# Required work
Print exactly the lines from the first one down to the line containing "216, left: 194", both ends included, with no pictures and nothing else.

(Items from a data source)
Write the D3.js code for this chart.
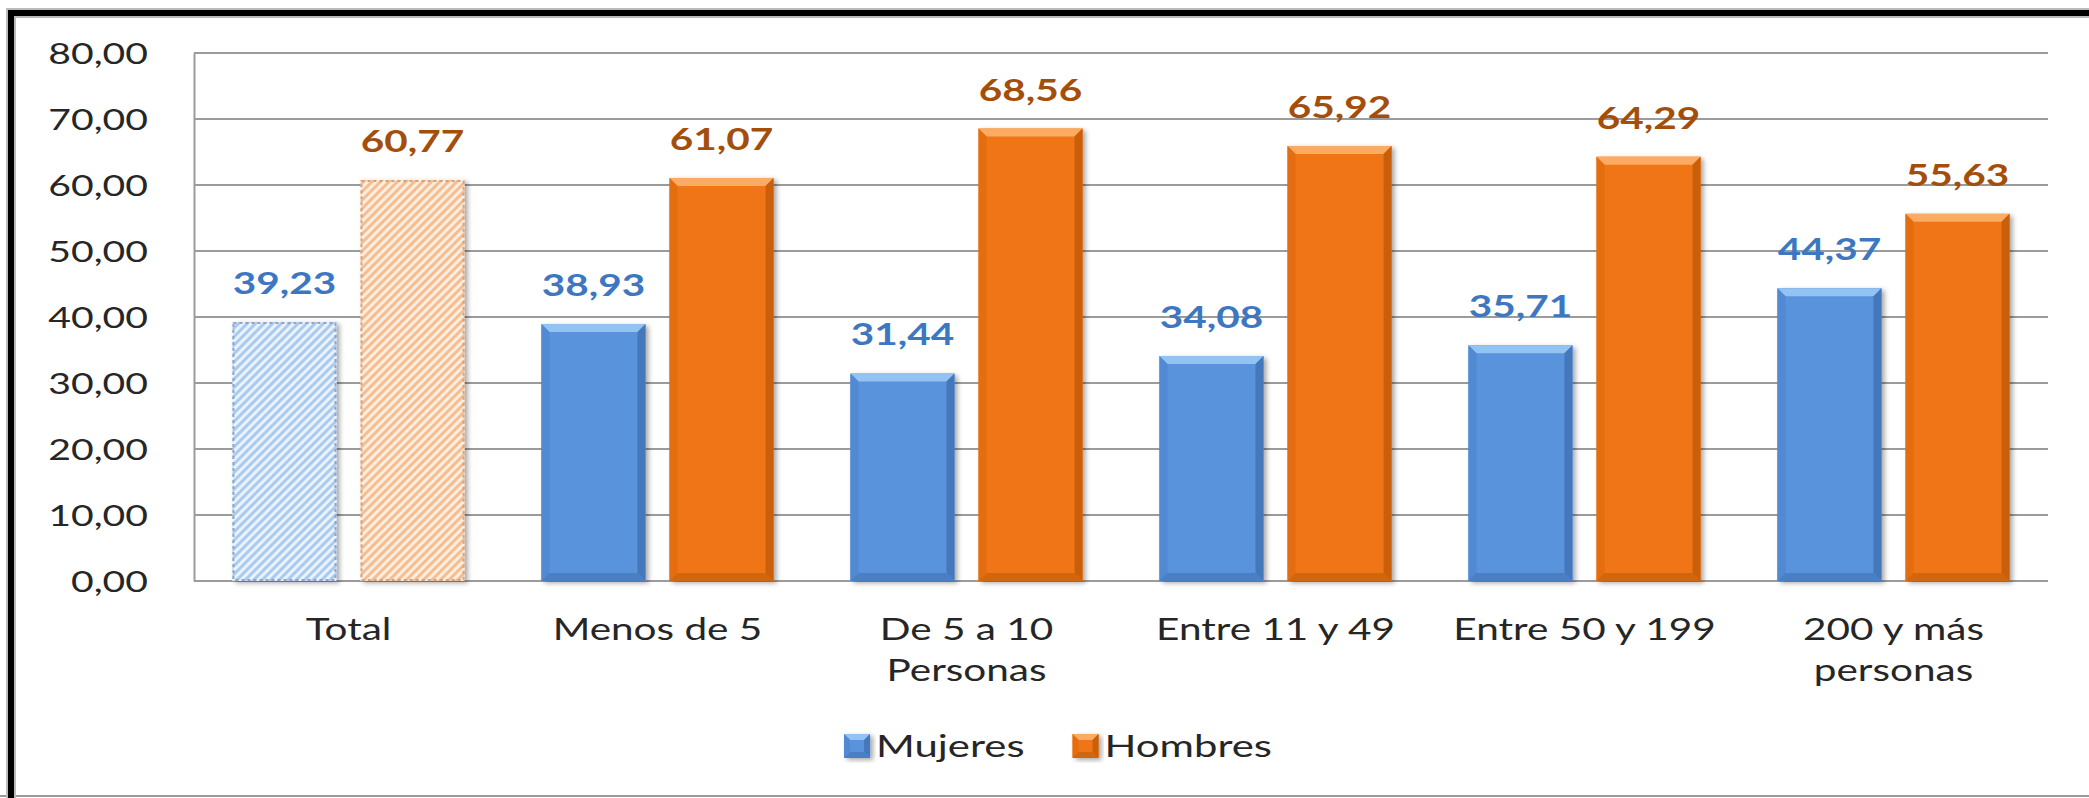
<!DOCTYPE html>
<html>
<head>
<meta charset="utf-8">
<script src="https://cdn.jsdelivr.net/npm/d3@7"></script>
<style>
    html, body { margin: 0; padding: 0; background: #fff; }
    svg { display: block; font-family: Lato, 'Open Sans', sans-serif; }
</style>
</head>
<body>
<svg id="chart" width="2089" height="798"></svg>
<script>
// values
const categories = ['Total', 'Menos de 5', 'De 5 a 10\nPersonas', 'Entre 11 y 49', 'Entre 50 y 199', '200 y más\npersonas'];
const seriesNames = ['Mujeres', 'Hombres'];
const mujeres = [39.23, 38.93, 31.44, 34.08, 35.71, 44.37];
const hombres = [60.77, 61.07, 68.56, 65.92, 64.29, 55.63];
const yTicks = [0, 10, 20, 30, 40, 50, 60, 70, 80];

const SX = 1.35; // the picture is stretched sideways, so the text is too
const W = 2089;
const H = 798;
const margin = { top: 53, right: 41, bottom: 216, left: 194 };

const colors = {
    Mujeres: { main: '#5993dc', top: '#93c3f3', left: '#5189d2', right: '#4478bb', bottom: '#4a7fc4', label: '#3e77c1', stripe: '#a9cbef', back: '#eaf2fc' },
    Hombres: { main: '#ef7512', top: '#fbab62', left: '#e46e0f', right: '#c95f0a', bottom: '#d2660d', label: '#a44e0c', stripe: '#f7bd8f', back: '#fdeee2' }
};

const fmt = d3.formatLocale({ decimal: ',', thousands: '.', grouping: [3], currency: ['', ''] }).format('.2f');

const svg = d3.select('#chart');
const defs = svg.append('defs');

const shadow = defs.append('filter').attr('id', 'shadow')
    .attr('x', '-20%').attr('y', '-20%').attr('width', '140%').attr('height', '140%');
shadow.append('feDropShadow')
    .attr('dx', 3).attr('dy', 2).attr('stdDeviation', 2.5)
    .attr('flood-color', '#000').attr('flood-opacity', 0.35);

seriesNames.forEach(name => {
    const p = defs.append('pattern')
        .attr('id', 'hatch-' + name)
        .attr('patternUnits', 'userSpaceOnUse')
        .attr('width', 6).attr('height', 6)
        .attr('patternTransform', 'rotate(45)');
    p.append('rect').attr('width', 6).attr('height', 6).attr('fill', colors[name].back);
    p.append('rect').attr('width', 3).attr('height', 6).attr('fill', colors[name].stripe);
});

// frame
svg.append('rect').attr('width', W).attr('height', H).attr('fill', '#fff');
svg.append('line').attr('x1', 0).attr('x2', W).attr('y1', 796).attr('y2', 796)
    .attr('stroke', '#9a9a9a').attr('stroke-width', 2);
svg.append('path').attr('d', 'M11,798 V13 H' + W)
    .attr('fill', 'none').attr('stroke', '#bbb').attr('stroke-width', 10);
svg.append('path').attr('d', 'M11,798 V13 H' + W)
    .attr('fill', 'none').attr('stroke', '#000').attr('stroke-width', 6);

const x0 = d3.scaleBand()
    .domain(categories)
    .range([margin.left, W - margin.right]);

const x1 = d3.scaleBand()
    .domain(seriesNames)
    .range([0, x0.bandwidth()])
    .paddingInner(0.1875)
    .paddingOuter(0.30);

const y = d3.scaleLinear()
    .domain([0, 80])
    .range([H - margin.bottom - 1, margin.top]);

// gridlines
svg.append('g')
    .selectAll('line')
    .data(yTicks)
    .enter()
    .append('line')
    .attr('x1', margin.left)
    .attr('x2', W - margin.right)
    .attr('y1', d => y(d))
    .attr('y2', d => y(d))
    .attr('stroke', '#9b9b9b')
    .attr('stroke-width', 2);

// y axis
const yAxis = svg.append('g')
    .attr('transform', 'translate(' + margin.left + ',0)')
    .call(d3.axisLeft(y).tickValues(yTicks).tickSize(0).tickPadding(0).tickFormat(fmt));
yAxis.select('.domain').attr('stroke', '#9b9b9b').attr('stroke-width', 2);
yAxis.selectAll('text')
    .attr('x', 0)
    .attr('dy', '0.36em')
    .attr('transform', 'translate(-46,0) scale(' + SX + ',1)')
    .style('font-family', 'Lato, sans-serif')
    .style('font-size', '29px')
    .attr('fill', '#262626');

// bars
const rows = [];
categories.forEach((c, i) => {
    rows.push({ cat: c, series: 'Mujeres', value: mujeres[i], hatched: i === 0 });
    rows.push({ cat: c, series: 'Hombres', value: hombres[i], hatched: i === 0 });
});

function bevelBar (g, d, bx, by, bw, bh, b) {
    const c = colors[d.series];
    g.append('rect').attr('x', bx).attr('y', by).attr('width', bw).attr('height', bh)
        .attr('fill', c.main).attr('filter', 'url(#shadow)');
    const pts = [
        [[bx, by], [bx + bw, by], [bx + bw - b, by + b], [bx + b, by + b], c.top],
        [[bx, by], [bx + b, by + b], [bx + b, by + bh - b], [bx, by + bh], c.left],
        [[bx + bw, by], [bx + bw, by + bh], [bx + bw - b, by + bh - b], [bx + bw - b, by + b], c.right],
        [[bx, by + bh], [bx + b, by + bh - b], [bx + bw - b, by + bh - b], [bx + bw, by + bh], c.bottom]
    ];
    pts.forEach(p => {
        g.append('polygon')
            .attr('points', p.slice(0, 4).map(q => q.join(',')).join(' '))
            .attr('fill', p[4]);
    });
}

const barGroup = svg.append('g');
rows.forEach(d => {
    const bx = x0(d.cat) + x1(d.series);
    const bw = x1.bandwidth();
    const by = y(d.value);
    const bh = y(0) - y(d.value);
    const g = barGroup.append('g');
    if (d.hatched) {
        g.append('rect')
            .attr('x', bx).attr('y', by).attr('width', bw).attr('height', bh)
            .attr('fill', 'url(#hatch-' + d.series + ')')
            .attr('filter', 'url(#shadow)');
        g.append('rect')
            .attr('x', bx + 1).attr('y', by + 1).attr('width', bw - 2).attr('height', bh - 2)
            .attr('fill', 'none')
            .attr('stroke', d.series === 'Mujeres' ? '#8fa6c4' : '#c9a58a')
            .attr('stroke-width', 2)
            .attr('stroke-dasharray', '3,3');
    } else {
        bevelBar(g, d, bx, by, bw, bh, 8);
    }
});

// value labels
svg.append('g')
    .selectAll('text')
    .data(rows)
    .enter()
    .append('text')
    .attr('text-anchor', 'middle')
    .attr('transform', d => 'translate(' + (x0(d.cat) + x1(d.series) + x1.bandwidth() / 2) + ',' + (y(d.value) - 28) + ') scale(' + SX + ',1)')
    .style('font-size', '30px')
    .style('font-weight', 'bold')
    .attr('fill', d => colors[d.series].label)
    .text(d => fmt(d.value));

// category labels
const catLabels = svg.append('g')
    .selectAll('text')
    .data(categories)
    .enter()
    .append('text')
    .attr('text-anchor', 'middle')
    .attr('transform', d => 'translate(' + (x0(d) + x0.bandwidth() / 2) + ',640) scale(' + SX + ',1)')
    .style('font-size', '30px')
    .attr('fill', '#262626');
catLabels.selectAll('tspan')
    .data(d => d.split('\n'))
    .enter()
    .append('tspan')
    .attr('x', 0)
    .attr('y', (d, i) => i * 41)
    .text(d => d);

// legend
const legend = svg.append('g');
const items = legend.selectAll('g')
    .data(seriesNames)
    .enter()
    .append('g');
items.each(function (name) {
    const g = d3.select(this);
    bevelBar(g, { series: name }, 0, -12, 26, 24, 6);
    g.append('text')
        .attr('transform', 'translate(32,11) scale(' + SX + ',1)')
        .style('font-size', '31px')
        .attr('fill', '#262626')
        .text(name);
});
let cursor = 0;
const widths = [];
items.each(function () { widths.push(this.getBBox().width); });
const total = d3.sum(widths) + 48;
let lx = 1058 - total / 2;
items.attr('transform', (d, i) => {
    const t = 'translate(' + lx + ',746)';
    lx += widths[i] + 48;
    return t;
});
</script>
</body>
</html>
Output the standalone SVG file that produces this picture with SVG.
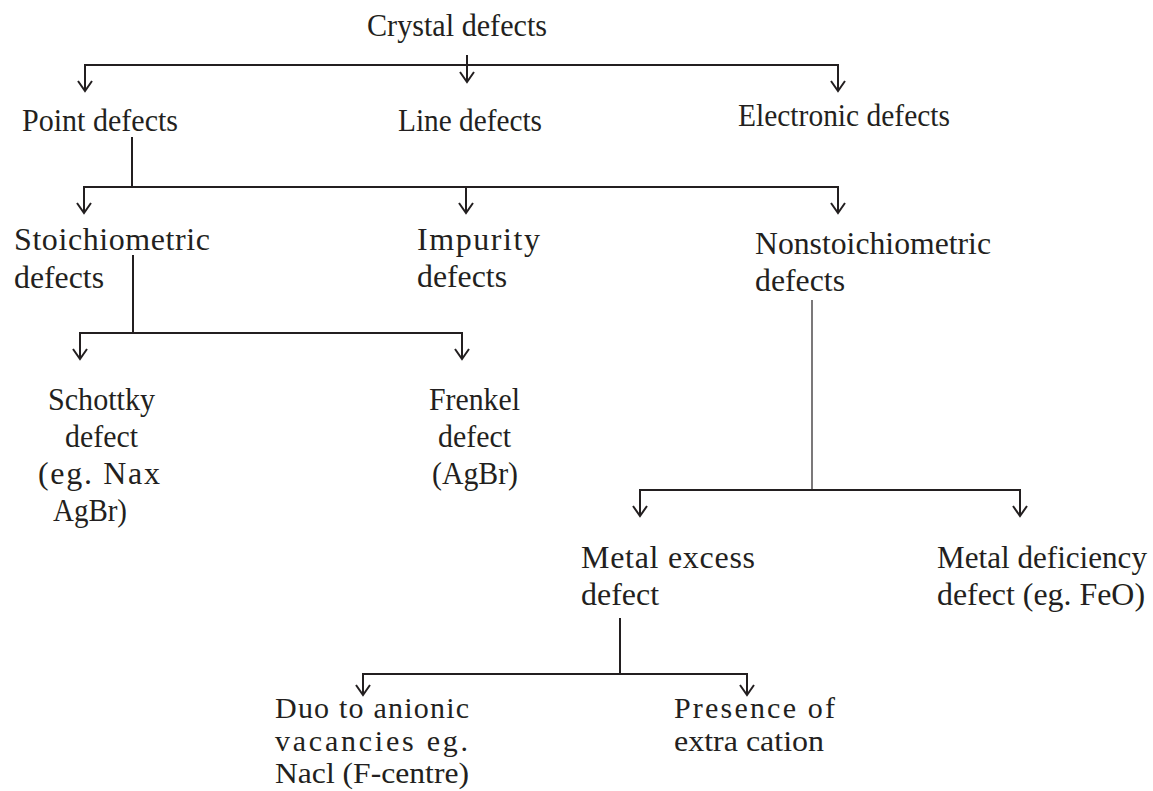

# Problem solution
Write the D3.js code for this chart.
<!DOCTYPE html>
<html>
<head>
<meta charset="utf-8">
<script src="https://cdn.jsdelivr.net/npm/d3@7"></script>
<style>
    html, body { margin: 0; padding: 0; background: #fff; }
    svg { display: block; font-family: Lato, 'Open Sans', sans-serif; }
</style>
</head>
<body>
<svg id="chart" width="2089" height="798"></svg>
<script>
// values
const categories = ['Total', 'Menos de 5', 'De 5 a 10\nPersonas', 'Entre 11 y 49', 'Entre 50 y 199', '200 y más\npersonas'];
const seriesNames = ['Mujeres', 'Hombres'];
const mujeres = [39.23, 38.93, 31.44, 34.08, 35.71, 44.37];
const hombres = [60.77, 61.07, 68.56, 65.92, 64.29, 55.63];
const yTicks = [0, 10, 20, 30, 40, 50, 60, 70, 80];

const SX = 1.35; // the picture is stretched sideways, so the text is too
const W = 2089;
const H = 798;
const margin = { top: 53, right: 41, bottom: 216, left: 194 };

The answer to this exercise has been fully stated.